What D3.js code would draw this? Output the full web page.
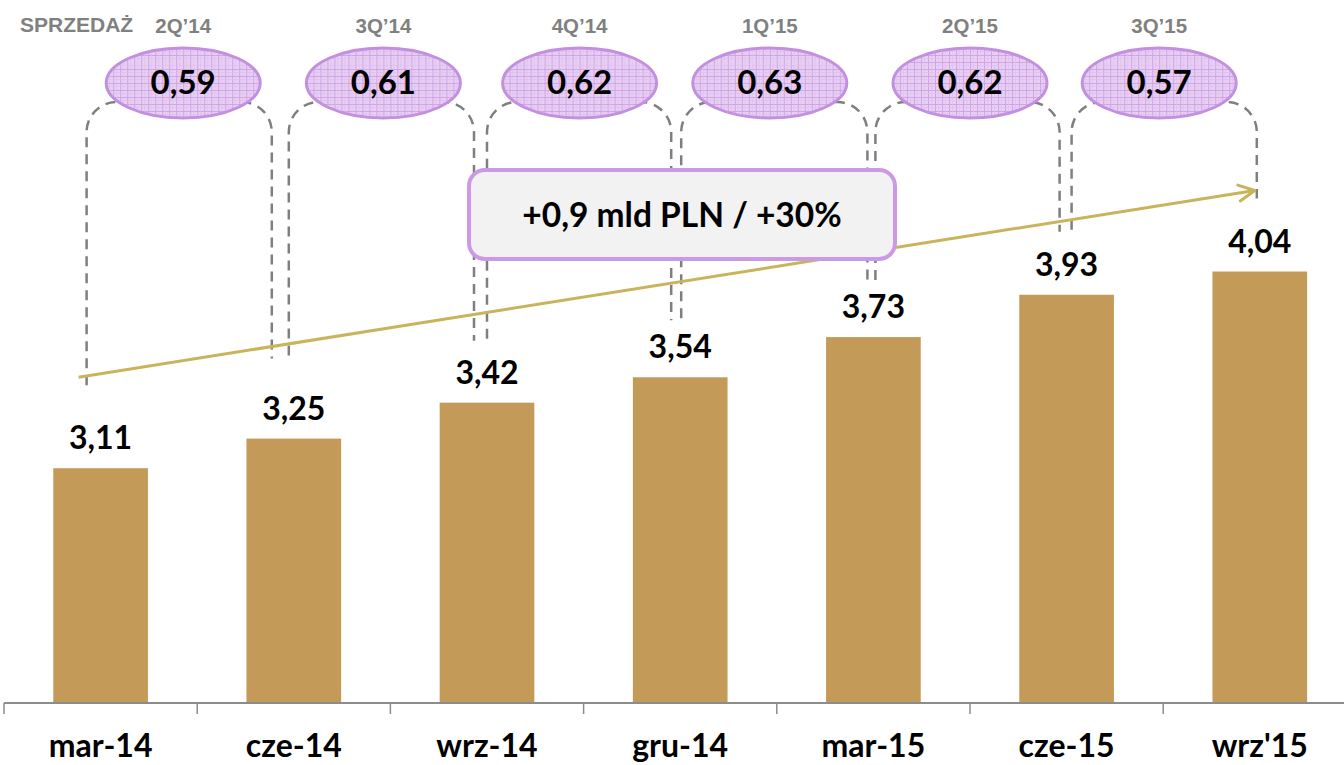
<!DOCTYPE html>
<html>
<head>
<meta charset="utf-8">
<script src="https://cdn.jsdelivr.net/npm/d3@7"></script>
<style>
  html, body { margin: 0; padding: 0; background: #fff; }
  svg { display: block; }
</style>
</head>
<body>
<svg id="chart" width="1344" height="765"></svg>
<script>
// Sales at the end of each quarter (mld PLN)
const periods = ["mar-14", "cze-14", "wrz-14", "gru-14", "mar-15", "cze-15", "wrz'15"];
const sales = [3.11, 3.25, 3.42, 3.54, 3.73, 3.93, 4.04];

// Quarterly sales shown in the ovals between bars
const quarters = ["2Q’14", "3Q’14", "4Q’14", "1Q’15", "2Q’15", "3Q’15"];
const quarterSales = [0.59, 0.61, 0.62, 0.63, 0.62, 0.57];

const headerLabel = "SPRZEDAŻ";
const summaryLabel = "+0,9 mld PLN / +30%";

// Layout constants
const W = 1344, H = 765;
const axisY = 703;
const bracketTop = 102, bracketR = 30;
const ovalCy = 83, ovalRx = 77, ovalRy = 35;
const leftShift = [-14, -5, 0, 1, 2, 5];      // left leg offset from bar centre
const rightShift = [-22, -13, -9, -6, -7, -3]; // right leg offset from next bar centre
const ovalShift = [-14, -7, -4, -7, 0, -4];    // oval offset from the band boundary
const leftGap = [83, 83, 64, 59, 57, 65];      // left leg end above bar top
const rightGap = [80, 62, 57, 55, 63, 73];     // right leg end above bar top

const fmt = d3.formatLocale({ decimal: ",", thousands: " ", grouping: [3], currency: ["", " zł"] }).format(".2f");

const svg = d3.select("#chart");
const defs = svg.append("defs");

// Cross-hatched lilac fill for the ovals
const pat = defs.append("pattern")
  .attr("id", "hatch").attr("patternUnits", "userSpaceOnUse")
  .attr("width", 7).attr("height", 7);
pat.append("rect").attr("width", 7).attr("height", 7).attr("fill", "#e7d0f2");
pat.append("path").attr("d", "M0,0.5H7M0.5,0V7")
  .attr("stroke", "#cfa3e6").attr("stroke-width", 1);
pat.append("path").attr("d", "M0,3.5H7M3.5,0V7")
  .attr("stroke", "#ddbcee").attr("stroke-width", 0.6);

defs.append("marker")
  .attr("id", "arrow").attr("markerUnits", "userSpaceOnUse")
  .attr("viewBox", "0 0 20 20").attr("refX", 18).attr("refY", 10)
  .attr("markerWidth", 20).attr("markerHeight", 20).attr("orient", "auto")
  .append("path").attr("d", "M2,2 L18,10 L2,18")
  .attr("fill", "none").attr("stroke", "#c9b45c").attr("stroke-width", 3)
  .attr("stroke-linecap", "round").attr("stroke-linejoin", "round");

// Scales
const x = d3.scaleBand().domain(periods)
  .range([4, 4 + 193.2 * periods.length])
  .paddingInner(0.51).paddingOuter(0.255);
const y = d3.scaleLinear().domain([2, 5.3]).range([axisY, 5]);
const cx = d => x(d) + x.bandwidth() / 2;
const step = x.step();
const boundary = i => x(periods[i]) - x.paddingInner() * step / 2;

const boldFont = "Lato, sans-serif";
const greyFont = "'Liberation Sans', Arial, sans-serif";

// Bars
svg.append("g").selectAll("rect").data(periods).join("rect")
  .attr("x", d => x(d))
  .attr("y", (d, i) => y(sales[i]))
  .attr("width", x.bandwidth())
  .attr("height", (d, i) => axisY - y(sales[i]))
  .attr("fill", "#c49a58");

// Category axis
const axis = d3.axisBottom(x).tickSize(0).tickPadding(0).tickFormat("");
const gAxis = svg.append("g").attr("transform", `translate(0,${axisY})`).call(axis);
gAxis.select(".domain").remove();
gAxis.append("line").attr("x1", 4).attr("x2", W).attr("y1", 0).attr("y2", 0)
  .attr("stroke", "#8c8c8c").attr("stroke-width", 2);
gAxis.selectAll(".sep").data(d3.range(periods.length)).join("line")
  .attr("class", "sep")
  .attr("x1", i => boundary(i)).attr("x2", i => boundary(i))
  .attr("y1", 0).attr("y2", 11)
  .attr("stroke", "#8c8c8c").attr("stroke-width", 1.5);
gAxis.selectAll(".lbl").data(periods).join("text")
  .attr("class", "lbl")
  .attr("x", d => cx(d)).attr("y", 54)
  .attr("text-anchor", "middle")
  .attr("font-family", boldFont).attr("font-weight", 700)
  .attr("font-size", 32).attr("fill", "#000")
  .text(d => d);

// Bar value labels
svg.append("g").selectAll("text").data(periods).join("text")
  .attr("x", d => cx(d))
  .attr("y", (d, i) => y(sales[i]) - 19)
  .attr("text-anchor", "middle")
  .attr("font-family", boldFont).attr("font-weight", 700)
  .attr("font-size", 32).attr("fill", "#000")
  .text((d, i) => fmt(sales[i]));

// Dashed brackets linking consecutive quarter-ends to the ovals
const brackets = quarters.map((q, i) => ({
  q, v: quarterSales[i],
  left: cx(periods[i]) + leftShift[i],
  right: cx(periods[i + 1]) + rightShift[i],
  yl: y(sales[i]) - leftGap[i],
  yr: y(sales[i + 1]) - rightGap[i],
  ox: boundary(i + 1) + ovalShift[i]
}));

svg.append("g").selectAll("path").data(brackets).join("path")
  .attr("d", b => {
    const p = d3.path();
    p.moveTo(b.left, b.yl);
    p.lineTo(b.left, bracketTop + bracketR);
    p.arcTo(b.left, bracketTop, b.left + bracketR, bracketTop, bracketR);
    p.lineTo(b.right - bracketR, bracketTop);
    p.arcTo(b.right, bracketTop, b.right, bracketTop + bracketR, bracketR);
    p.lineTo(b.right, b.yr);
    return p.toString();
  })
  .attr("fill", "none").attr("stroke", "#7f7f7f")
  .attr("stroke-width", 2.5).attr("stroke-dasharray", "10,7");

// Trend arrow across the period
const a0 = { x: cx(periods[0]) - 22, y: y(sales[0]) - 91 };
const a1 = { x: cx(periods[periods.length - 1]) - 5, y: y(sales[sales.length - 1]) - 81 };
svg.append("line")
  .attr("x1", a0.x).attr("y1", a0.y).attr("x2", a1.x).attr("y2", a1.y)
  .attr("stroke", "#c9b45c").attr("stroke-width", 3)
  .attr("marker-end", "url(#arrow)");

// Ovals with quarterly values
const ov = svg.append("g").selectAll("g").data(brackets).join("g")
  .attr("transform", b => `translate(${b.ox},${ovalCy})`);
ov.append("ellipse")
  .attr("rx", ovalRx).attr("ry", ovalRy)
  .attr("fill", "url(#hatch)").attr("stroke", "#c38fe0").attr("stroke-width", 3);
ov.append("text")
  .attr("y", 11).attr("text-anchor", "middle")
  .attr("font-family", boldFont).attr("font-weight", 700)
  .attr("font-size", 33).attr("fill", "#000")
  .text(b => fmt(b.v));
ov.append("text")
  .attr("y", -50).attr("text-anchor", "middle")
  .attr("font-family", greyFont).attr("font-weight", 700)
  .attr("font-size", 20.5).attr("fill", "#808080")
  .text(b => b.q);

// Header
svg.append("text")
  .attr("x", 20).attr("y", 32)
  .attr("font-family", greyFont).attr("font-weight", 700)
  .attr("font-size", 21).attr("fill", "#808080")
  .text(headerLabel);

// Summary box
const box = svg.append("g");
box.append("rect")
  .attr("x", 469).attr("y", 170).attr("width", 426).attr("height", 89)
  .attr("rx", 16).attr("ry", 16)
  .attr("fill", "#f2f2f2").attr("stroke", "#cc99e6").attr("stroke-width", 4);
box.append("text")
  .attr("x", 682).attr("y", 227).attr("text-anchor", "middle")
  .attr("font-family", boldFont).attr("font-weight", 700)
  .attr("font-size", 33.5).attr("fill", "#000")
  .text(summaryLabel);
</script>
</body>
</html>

*REQUIREMENTS*
Make an exact copy of the lines from the top of the material through the line with "const quarterSales = [0.59, 0.61, 0.62, 0.63, 0.62, 0.57];", pictures excluded.

*SOLUTION TO THE EXERCISE*
What D3.js code would draw this? Output the full web page.
<!DOCTYPE html>
<html>
<head>
<meta charset="utf-8">
<script src="https://cdn.jsdelivr.net/npm/d3@7"></script>
<style>
  html, body { margin: 0; padding: 0; background: #fff; }
  svg { display: block; }
</style>
</head>
<body>
<svg id="chart" width="1344" height="765"></svg>
<script>
// Sales at the end of each quarter (mld PLN)
const periods = ["mar-14", "cze-14", "wrz-14", "gru-14", "mar-15", "cze-15", "wrz'15"];
const sales = [3.11, 3.25, 3.42, 3.54, 3.73, 3.93, 4.04];

// Quarterly sales shown in the ovals between bars
const quarters = ["2Q’14", "3Q’14", "4Q’14", "1Q’15", "2Q’15", "3Q’15"];
const quarterSales = [0.59, 0.61, 0.62, 0.63, 0.62, 0.57];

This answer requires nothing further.